# strange injury...



## formationrx (Jun 4, 2012)

A fir tree has been found growing inside a man's lung by surgeons who were operating on him for suspected cancer.
The tree, measuring 5cm, was discovered by Russian doctors when they opened up Artyom Sidorkin, 28, to remove what they thought was a tumour.

An X-ray that apparently shows a fir tree growing inside a 28-year-old man's lung. Doctors initially believed it was a tumour
Medical staff believe that Mr Sidorkin somehow inhaled a seed, which later sprouted into a small fir tree inside his lung. 
The patient had complained of extreme pain in his chest and had been coughing up blood. Doctors were convinced he had cancer. 

'We were 100 per cent sure,' said surgeon Vladimir Kamashev from Izhevsk in the Urals. 'We did X-rays and found what looked exactly like a tumour. I had seen hundreds before, so we decided on surgery.' 

'So relieved it's not cancer': Artyom Sidorkin, who apparently had a fir tree growing in his lung. Doctors displayed the fir tree
before removing the major part of the man's lung, the surgeon investigated the tissue taken in a biopsy.

'I thought I was hallucinating,' said Dr Kamashev. 'I asked my assistant to have a look: "Come and see this - we've got a fir tree here".

'He nodded in shock.

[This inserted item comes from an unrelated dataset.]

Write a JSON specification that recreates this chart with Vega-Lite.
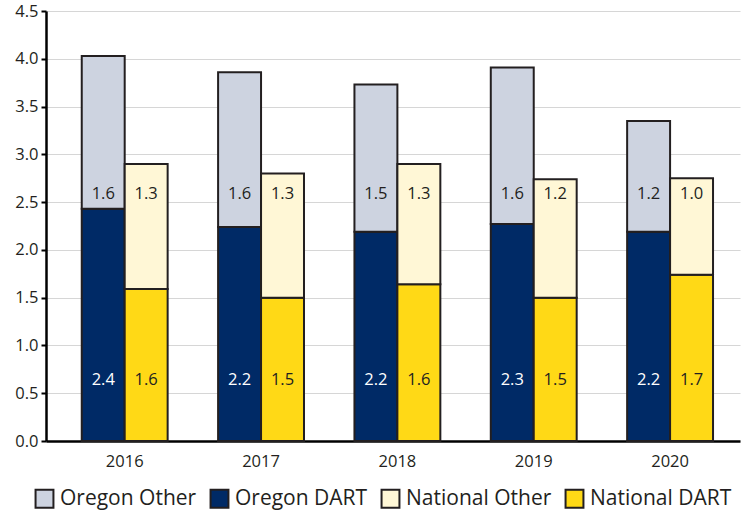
{
  "$schema": "https://vega.github.io/schema/vega-lite/v6.json",
  "width": 694,
  "height": 430,
  "autosize": {"type": "none"},
  "padding": {"left": 46, "top": 11, "right": 10, "bottom": 75},
  "background": "white",
  "config": {
    "font": "Open Sans",
    "view": {"stroke": null},
    "axis": {"labelColor": "#231f20", "labelFont": "Open Sans"}
  },
  "data": {
    "values": [
      {"year": "2016", "group": "Oregon", "type": "DART", "series": "Oregon DART", "value": 2.43},
      {"year": "2016", "group": "Oregon", "type": "Other", "series": "Oregon Other", "value": 1.6},
      {"year": "2016", "group": "National", "type": "DART", "series": "National DART", "value": 1.59},
      {"year": "2016", "group": "National", "type": "Other", "series": "National Other", "value": 1.31},
      {"year": "2017", "group": "Oregon", "type": "DART", "series": "Oregon DART", "value": 2.24},
      {"year": "2017", "group": "Oregon", "type": "Other", "series": "Oregon Other", "value": 1.62},
      {"year": "2017", "group": "National", "type": "DART", "series": "National DART", "value": 1.5},
      {"year": "2017", "group": "National", "type": "Other", "series": "National Other", "value": 1.3},
      {"year": "2018", "group": "Oregon", "type": "DART", "series": "Oregon DART", "value": 2.19},
      {"year": "2018", "group": "Oregon", "type": "Other", "series": "Oregon Other", "value": 1.54},
      {"year": "2018", "group": "National", "type": "DART", "series": "National DART", "value": 1.64},
      {"year": "2018", "group": "National", "type": "Other", "series": "National Other", "value": 1.26},
      {"year": "2019", "group": "Oregon", "type": "DART", "series": "Oregon DART", "value": 2.27},
      {"year": "2019", "group": "Oregon", "type": "Other", "series": "Oregon Other", "value": 1.64},
      {"year": "2019", "group": "National", "type": "DART", "series": "National DART", "value": 1.5},
      {"year": "2019", "group": "National", "type": "Other", "series": "National Other", "value": 1.24},
      {"year": "2020", "group": "Oregon", "type": "DART", "series": "Oregon DART", "value": 2.19},
      {"year": "2020", "group": "Oregon", "type": "Other", "series": "Oregon Other", "value": 1.16},
      {"year": "2020", "group": "National", "type": "DART", "series": "National DART", "value": 1.74},
      {"year": "2020", "group": "National", "type": "Other", "series": "National Other", "value": 1.01}
    ]
  },
  "encoding": {
    "x": {
      "field": "year",
      "type": "nominal",
      "scale": {"paddingInner": 0.37, "paddingOuter": 0.23, "align": 0.57},
      "axis": {
        "title": null,
        "labelAngle": 0,
        "labelFontSize": 16.5,
        "labelPadding": 12,
        "ticks": false,
        "domainColor": "#000000",
        "domainWidth": 2.5
      }
    },
    "xOffset": {
      "field": "group",
      "type": "nominal",
      "scale": {"domain": ["Oregon", "National"], "paddingInner": 0, "paddingOuter": 0}
    }
  },
  "layer": [
    {
      "mark": {"type": "bar", "stroke": "#231f20", "strokeWidth": 2},
      "encoding": {
        "y": {
          "field": "value",
          "type": "quantitative",
          "stack": "zero",
          "scale": {"domain": [0, 4.5], "nice": false},
          "axis": {
            "title": null,
            "values": [0, 0.5, 1, 1.5, 2, 2.5, 3, 3.5, 4, 4.5],
            "format": ".1f",
            "labelFontSize": 16.5,
            "labelPadding": 3,
            "tickSize": 5,
            "tickColor": "#000000",
            "tickWidth": 2,
            "domainColor": "#000000",
            "domainWidth": 2.5,
            "grid": true,
            "gridColor": "#d6d6d6",
            "gridWidth": 1.2
          }
        },
        "order": {"field": "type", "sort": "ascending"},
        "color": {
          "field": "series",
          "type": "nominal",
          "scale": {
            "domain": ["Oregon Other", "Oregon DART", "National Other", "National DART"],
            "range": ["#cdd3e0", "#002a66", "#fff7d6", "#ffd916"]
          },
          "legend": {
            "title": null,
            "orient": "none",
            "direction": "horizontal",
            "legendX": -12,
            "legendY": 477,
            "symbolType": "square",
            "symbolSize": 320,
            "symbolStrokeColor": "#231f20",
            "symbolStrokeWidth": 2,
            "labelFontSize": 21,
            "labelColor": "#231f20",
            "labelFont": "Open Sans",
            "columnPadding": 9,
            "labelOffset": 5
          }
        }
      }
    },
    {
      "transform": [{"filter": "datum.type === 'Other'"}],
      "mark": {"type": "text", "fontSize": 16.5, "baseline": "middle", "color": "#231f20"},
      "encoding": {
        "y": {"datum": 2.58, "type": "quantitative"},
        "text": {"field": "value", "type": "quantitative", "format": ".1f"}
      }
    },
    {
      "transform": [{"filter": "datum.type === 'DART'"}],
      "mark": {"type": "text", "fontSize": 16.5, "baseline": "middle"},
      "encoding": {
        "y": {"datum": 0.64, "type": "quantitative"},
        "text": {"field": "value", "type": "quantitative", "format": ".1f"},
        "color": {
          "condition": {"test": "datum.group === 'Oregon'", "value": "#ffffff"},
          "value": "#231f20"
        }
      }
    }
  ]
}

I blinked three times as I was sure I was seeing things.' 

They believed the coughing of blood was caused by the tiny pine needles piercing blood capillaries. 'It was very painful. But to be honest I did not feel any foreign object inside me,' said Mr Sidorkin. 

The report# appeared in popular tabloid Komsomolskaya Gazeta, and was picked up by Russian news service Novosti.


----------



## Raintree (Jun 4, 2012)

Growing not likely, during a drunken stupor decided to flavor his vodka with a fir twig, more likely.


----------



## Grouchy old man (Jun 5, 2012)

Yeah, he aspirated the twig and it lodged in the lung.


----------